If

In our writing class, we students were asked to produce two small pieces under the subject “if.” Below are my contributions to that cause.

If You Knew What She Would Say

If you knew she would say yes, and yes meant a lifetime together, would you ask her?

If her yes would be uncertain, and yes meant a lifetime together, would you ask her?

If you knew she would say yes, and yes meant that you’d see a good movie together, but there were no certainties after that, would the lower stakes make the ask easier?

If you knew, even with the lower stakes, that the movie COULD lead to a lifetime together, or at minimum, a potentially awkward decision by one of you in the future that could lead to a decision of a lifetime, would that stop you from asking about that movie?  Even if the movie had great Rotten Tomato reviews with potential for stimulating after-movie conversation? Or sex? Or something in between?
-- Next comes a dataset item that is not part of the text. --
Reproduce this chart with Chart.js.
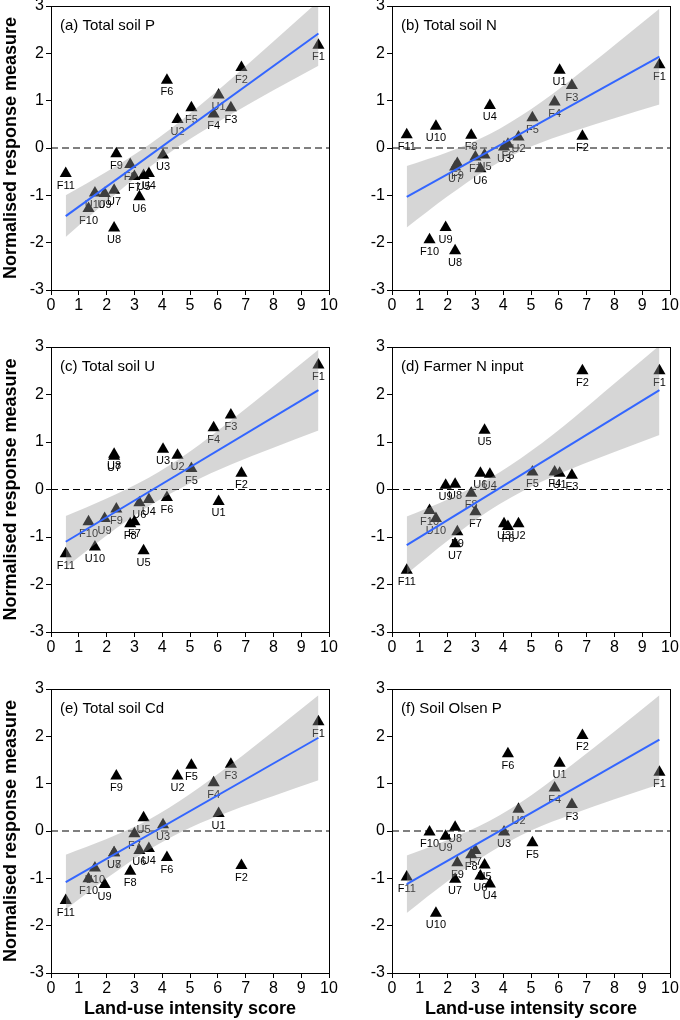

If you knew that you can never know, whether risks be high or low, whether dreams will ever flow, whether hope and fear can share a home as powdered pure as a freshly fallen twelve-inch dump of wide-flaked, windswept snow, would you … would you… give it a go?

If

If I ran the zoo…

If you give a mouse a cookie…

If I was a rich man…

If I fell in love with you…

If I could turn back time…

If Rudyard Kipling hadn’t already stolen the word as a title and created a terrific poem…

Then I might have a better chance of doing something, anything, distinctive with the word “if.”

But if’s prevalence in poetry and song, reveals the two-letter word’s core nature.  

And that is this:

Whenever if is used as inquiry, it provides the asker an answer.

Wherever if is used as fantasy, it provides the wonderer a home.